A friend of photographer Phillip Toledano once said "He is the most self-absorbed person I've ever met — but he wears it well."
The Many Sad Fates of Mr. Toledano is a new short film in which the photographer, with the assistance of makeup artists, fortune tellers, and psychics, disguises himself as the various fates life might one day hold for him: Ending up a homeless alcoholic, a white-collar criminal cuffed and taken away by police, or a lonely senior, feeding a small dog from his plate — and more.
It's an art project Toledano began after the dementia and death of his father. "Life is so full of right angles," he says in the film. "There are so many possibilities of what's ahead of you. And you have no sense of what they're like."
The film was an official selection of the Tribeca film festival, and is one of the New York Times' Op-Docs.
On his frame of mind as he worked on the film
When I work on projects, they have sort of a gravitational pull. I'm compelled to do them. And often I'm not sure why I'm compelled to do them until I've finished them. But everyone who was important to me had died in my family — my mother, my father, my aunt, my uncle in the last three years. And then my daughter was born. So my life felt entirely different and I felt entirely alone.
And I had always been a very lucky person. I've had wonderful parents and they've given me everything. And when you are lucky, you always assume you'll continue to be lucky. And when your life takes a sharp turn, it's shocking and it's surprising. And that was the impetus behind this project ... and I know it sounds so entirely self-absorbed, but I loved my parents dearly, and the idea that they were going to suddenly die — it's a concept we all understand, but the reality seems unreal ... and that got me obsessed about what other dark turns might life have in store for me.

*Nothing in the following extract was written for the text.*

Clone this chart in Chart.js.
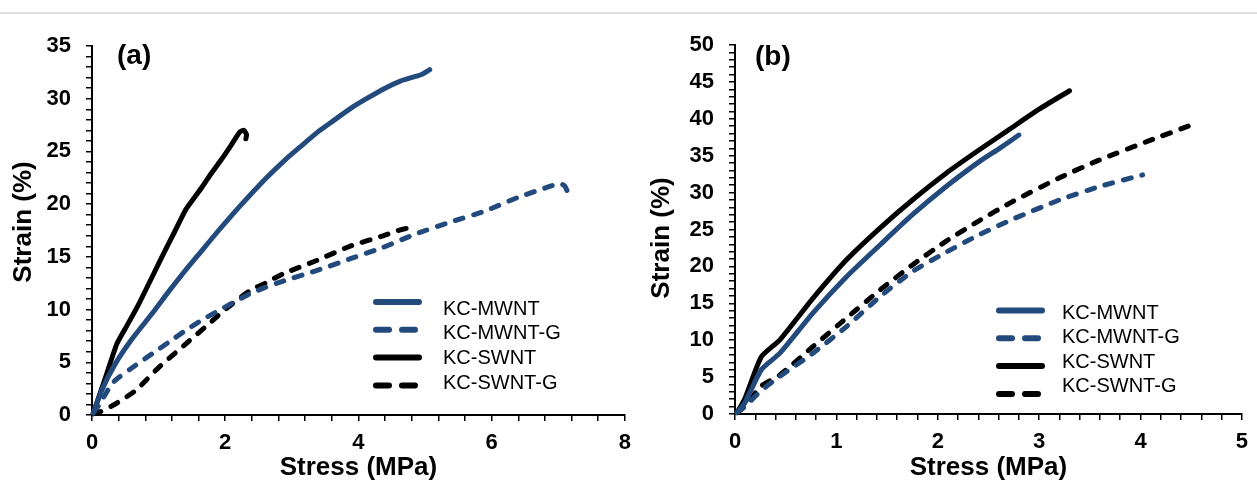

On the process of creating and filming his fates
It's not the end result — what's interesting about it and what was extraordinary for me is ... the way in which the world sees you differently. As you age, over a period of 30 or 40 or 50 years, you age incrementally, and you don't see how the world sees you differently. But when you go from 45 to say 95, and you're a man in a wheelchair being pushed by a nurse, then you realize how radically differently the world sees you. You are refuse, you are nothing ... I'm not claiming I know what it feels like exactly, but I have a tiny sense of what it's like to feel how the world sees you differently.
On the photo of himself in a cubicle farm
People ask me what's the most frightening picture for me, and for me it's the man in an office — because what does that mean if I'm in an office? It means I've failed as an artist.